WHAT THE TASK REQUIRES: In the material below, the lines containing the word "that" are required; copy each of them.

RECORDED INFORMATION:
## BEGIN

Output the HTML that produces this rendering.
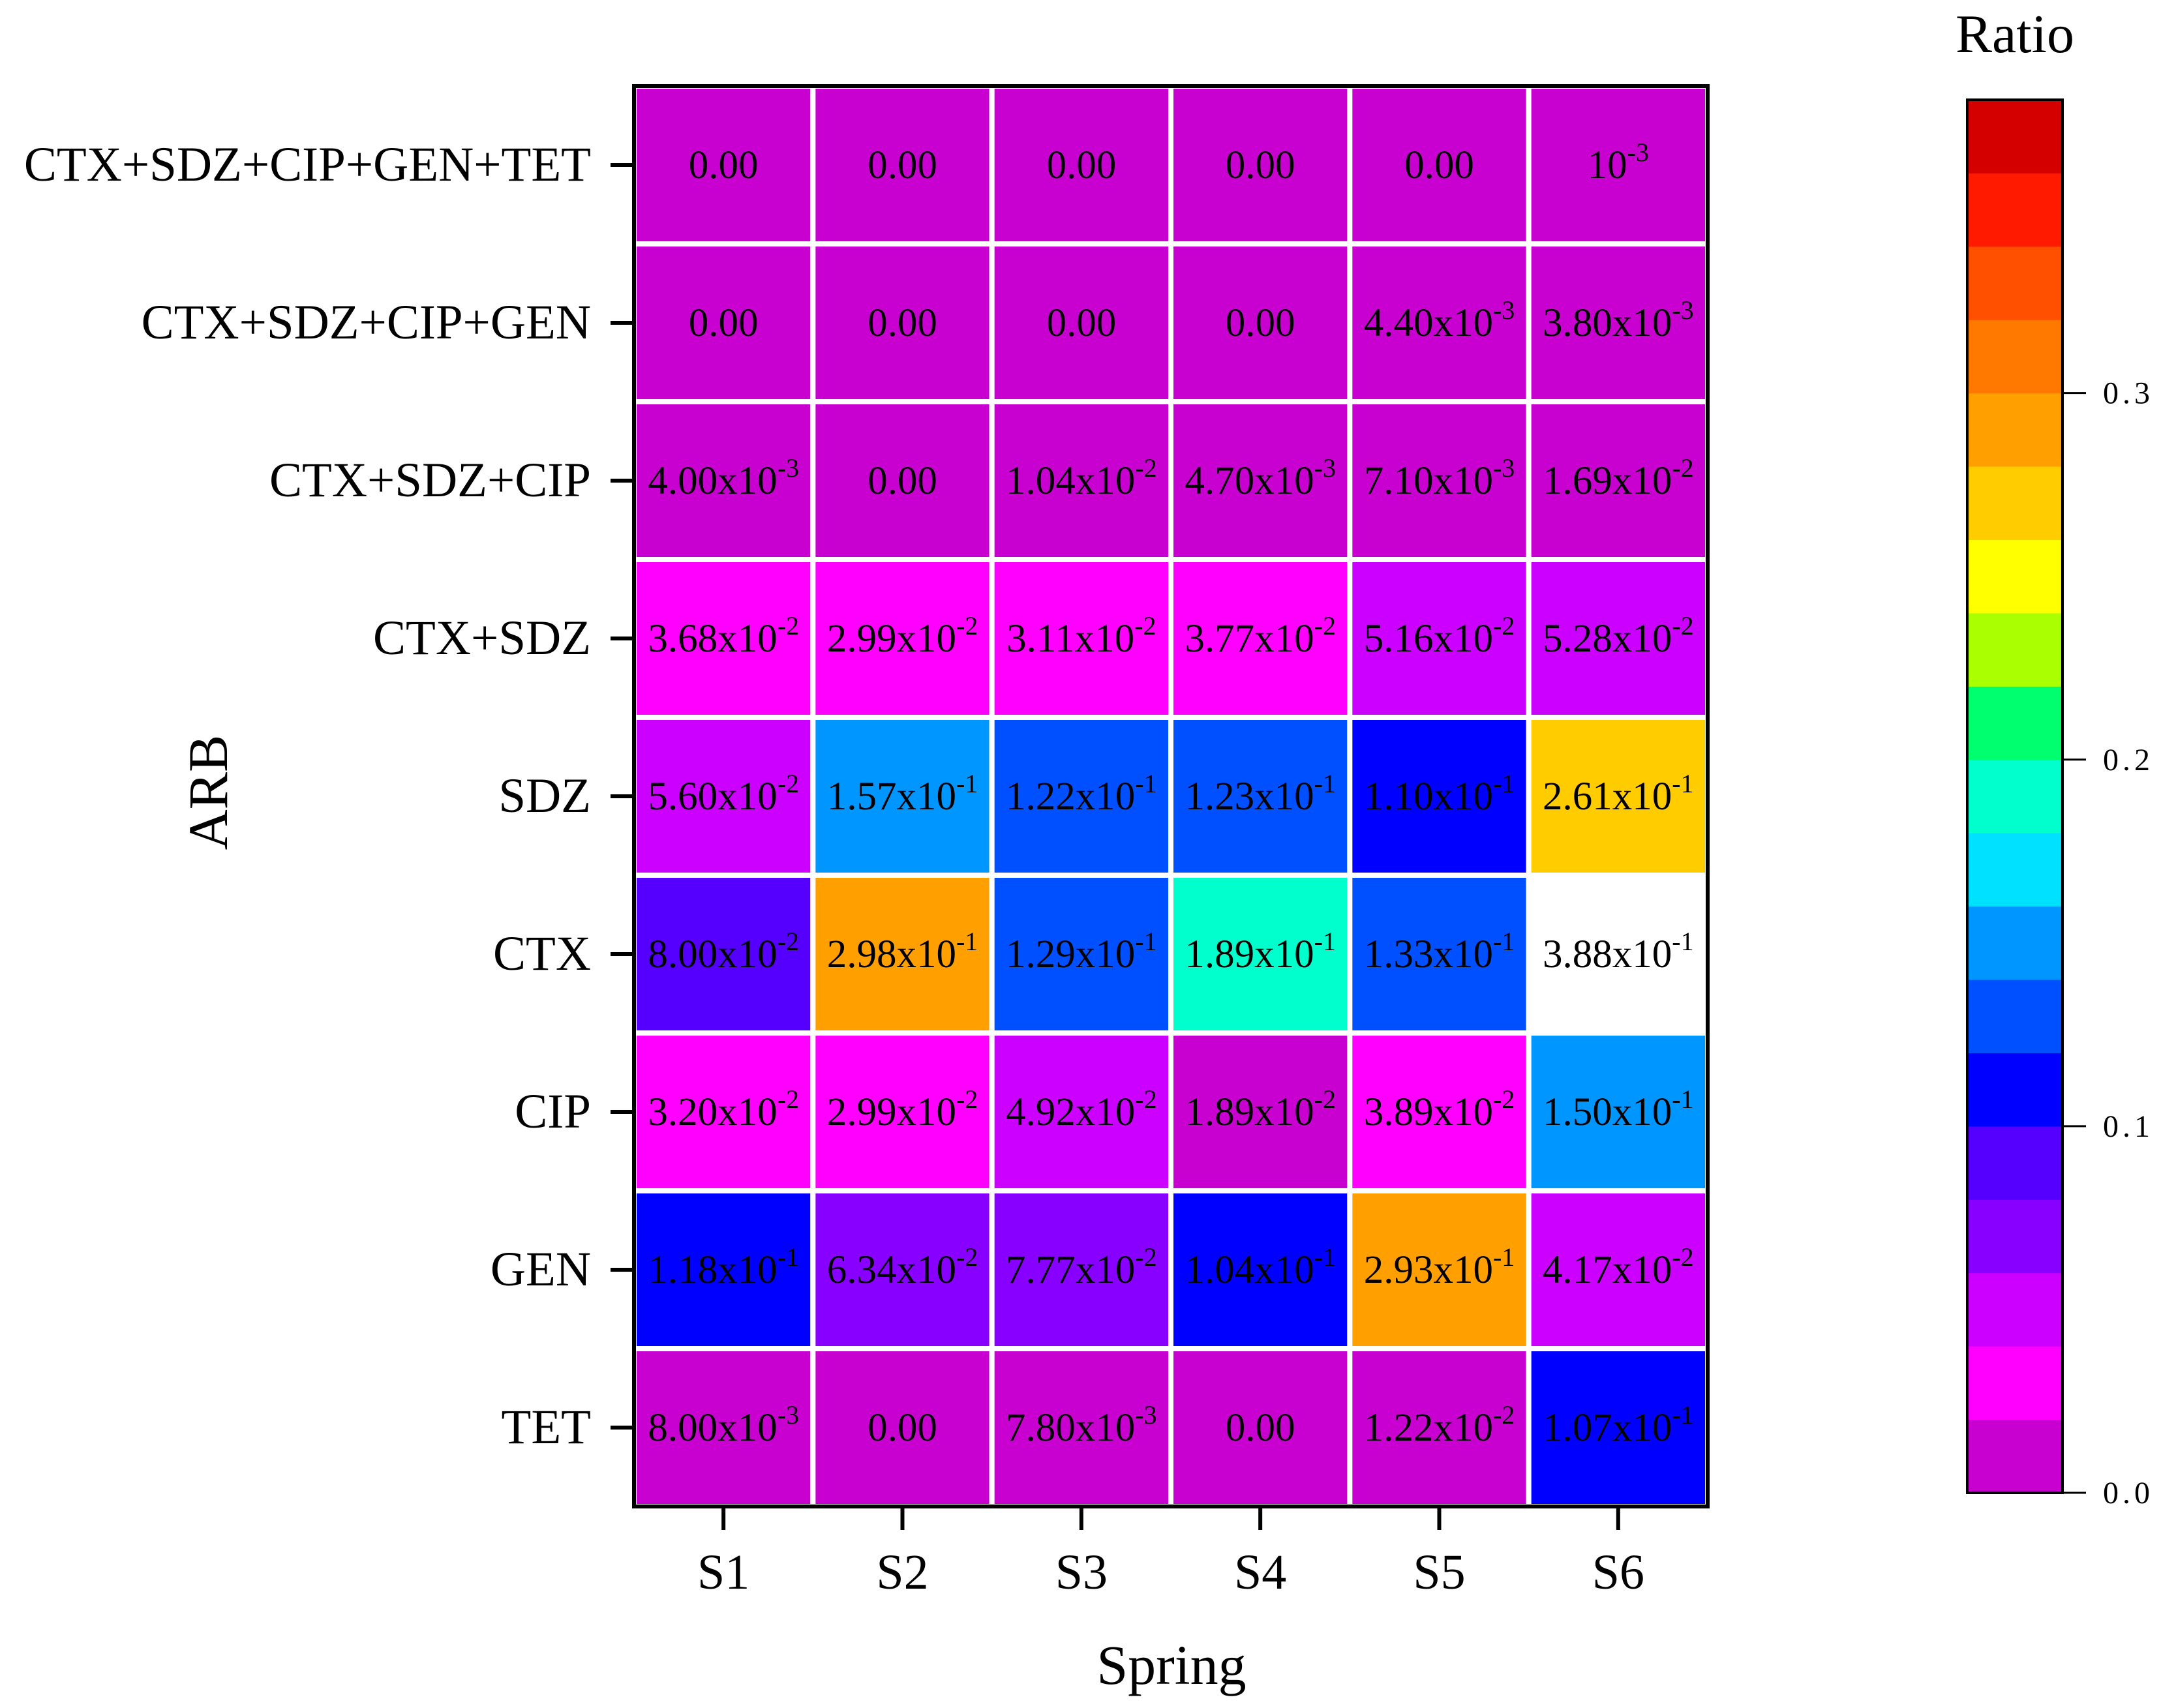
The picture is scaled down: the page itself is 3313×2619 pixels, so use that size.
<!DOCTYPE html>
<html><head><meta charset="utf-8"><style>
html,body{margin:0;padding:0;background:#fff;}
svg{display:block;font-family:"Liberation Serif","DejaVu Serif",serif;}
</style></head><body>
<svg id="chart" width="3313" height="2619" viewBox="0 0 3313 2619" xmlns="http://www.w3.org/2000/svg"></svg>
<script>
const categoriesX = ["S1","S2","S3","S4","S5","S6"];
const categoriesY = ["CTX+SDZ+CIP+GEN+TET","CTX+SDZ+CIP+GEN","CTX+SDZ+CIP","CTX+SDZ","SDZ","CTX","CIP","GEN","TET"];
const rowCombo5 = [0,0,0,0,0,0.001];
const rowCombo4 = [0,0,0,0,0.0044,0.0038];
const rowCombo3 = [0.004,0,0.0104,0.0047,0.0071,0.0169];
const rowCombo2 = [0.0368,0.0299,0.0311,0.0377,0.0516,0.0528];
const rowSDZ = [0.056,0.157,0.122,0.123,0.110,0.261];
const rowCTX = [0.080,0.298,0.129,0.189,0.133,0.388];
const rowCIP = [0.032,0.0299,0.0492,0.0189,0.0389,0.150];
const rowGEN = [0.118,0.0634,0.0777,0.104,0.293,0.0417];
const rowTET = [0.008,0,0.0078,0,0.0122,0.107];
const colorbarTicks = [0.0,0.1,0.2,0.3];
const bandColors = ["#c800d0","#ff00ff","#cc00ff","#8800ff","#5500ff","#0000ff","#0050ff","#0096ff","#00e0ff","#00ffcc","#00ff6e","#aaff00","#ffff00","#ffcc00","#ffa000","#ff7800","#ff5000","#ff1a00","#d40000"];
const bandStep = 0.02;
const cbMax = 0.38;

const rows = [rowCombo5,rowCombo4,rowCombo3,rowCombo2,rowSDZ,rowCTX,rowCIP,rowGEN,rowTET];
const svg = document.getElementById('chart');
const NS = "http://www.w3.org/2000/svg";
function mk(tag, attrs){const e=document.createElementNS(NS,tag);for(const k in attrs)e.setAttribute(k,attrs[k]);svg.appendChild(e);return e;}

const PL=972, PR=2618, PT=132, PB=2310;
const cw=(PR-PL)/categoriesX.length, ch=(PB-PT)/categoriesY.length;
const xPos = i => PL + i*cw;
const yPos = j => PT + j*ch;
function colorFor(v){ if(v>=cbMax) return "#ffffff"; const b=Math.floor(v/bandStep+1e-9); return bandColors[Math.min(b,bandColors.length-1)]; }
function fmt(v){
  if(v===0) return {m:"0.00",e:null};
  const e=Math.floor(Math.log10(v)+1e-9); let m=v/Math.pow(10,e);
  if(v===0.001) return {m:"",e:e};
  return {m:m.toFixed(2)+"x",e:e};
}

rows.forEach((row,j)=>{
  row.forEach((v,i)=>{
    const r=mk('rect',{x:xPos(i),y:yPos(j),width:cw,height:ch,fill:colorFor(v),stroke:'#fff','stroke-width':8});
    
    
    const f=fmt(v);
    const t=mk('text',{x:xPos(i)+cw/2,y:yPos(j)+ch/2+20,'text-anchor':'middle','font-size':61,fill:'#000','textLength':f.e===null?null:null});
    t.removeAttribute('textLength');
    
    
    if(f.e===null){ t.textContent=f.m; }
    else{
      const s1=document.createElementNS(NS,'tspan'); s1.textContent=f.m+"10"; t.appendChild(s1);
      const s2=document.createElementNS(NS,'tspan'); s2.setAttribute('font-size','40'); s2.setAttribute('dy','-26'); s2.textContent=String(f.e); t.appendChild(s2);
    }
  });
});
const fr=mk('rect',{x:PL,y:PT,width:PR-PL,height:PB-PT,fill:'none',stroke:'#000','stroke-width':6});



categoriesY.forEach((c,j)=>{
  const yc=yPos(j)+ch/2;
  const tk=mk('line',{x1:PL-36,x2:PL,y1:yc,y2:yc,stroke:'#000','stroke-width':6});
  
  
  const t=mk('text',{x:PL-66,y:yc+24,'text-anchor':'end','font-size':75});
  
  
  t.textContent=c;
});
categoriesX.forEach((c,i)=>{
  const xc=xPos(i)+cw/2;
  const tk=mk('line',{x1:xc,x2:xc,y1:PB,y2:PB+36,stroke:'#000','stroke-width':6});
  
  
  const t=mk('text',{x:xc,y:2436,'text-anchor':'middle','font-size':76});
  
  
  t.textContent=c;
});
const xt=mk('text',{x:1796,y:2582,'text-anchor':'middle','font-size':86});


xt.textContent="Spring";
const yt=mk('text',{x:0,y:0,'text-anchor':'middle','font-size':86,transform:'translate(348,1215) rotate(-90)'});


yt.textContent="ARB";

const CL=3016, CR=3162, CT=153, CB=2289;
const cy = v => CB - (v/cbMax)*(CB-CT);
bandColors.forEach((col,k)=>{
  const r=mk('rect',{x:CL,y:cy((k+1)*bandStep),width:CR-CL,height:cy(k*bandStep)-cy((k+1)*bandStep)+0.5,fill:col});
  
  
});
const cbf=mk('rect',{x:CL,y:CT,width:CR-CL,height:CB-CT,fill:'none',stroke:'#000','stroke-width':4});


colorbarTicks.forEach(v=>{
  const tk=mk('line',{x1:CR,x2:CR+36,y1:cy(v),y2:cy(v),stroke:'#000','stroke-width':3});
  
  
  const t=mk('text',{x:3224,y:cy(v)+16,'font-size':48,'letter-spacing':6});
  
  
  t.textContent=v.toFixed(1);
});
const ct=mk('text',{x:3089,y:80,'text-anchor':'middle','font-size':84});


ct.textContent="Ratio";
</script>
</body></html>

## END

TASK RESPONSE:
Output the HTML that produces this rendering.
The picture is scaled down: the page itself is 3313×2619 pixels, so use that size.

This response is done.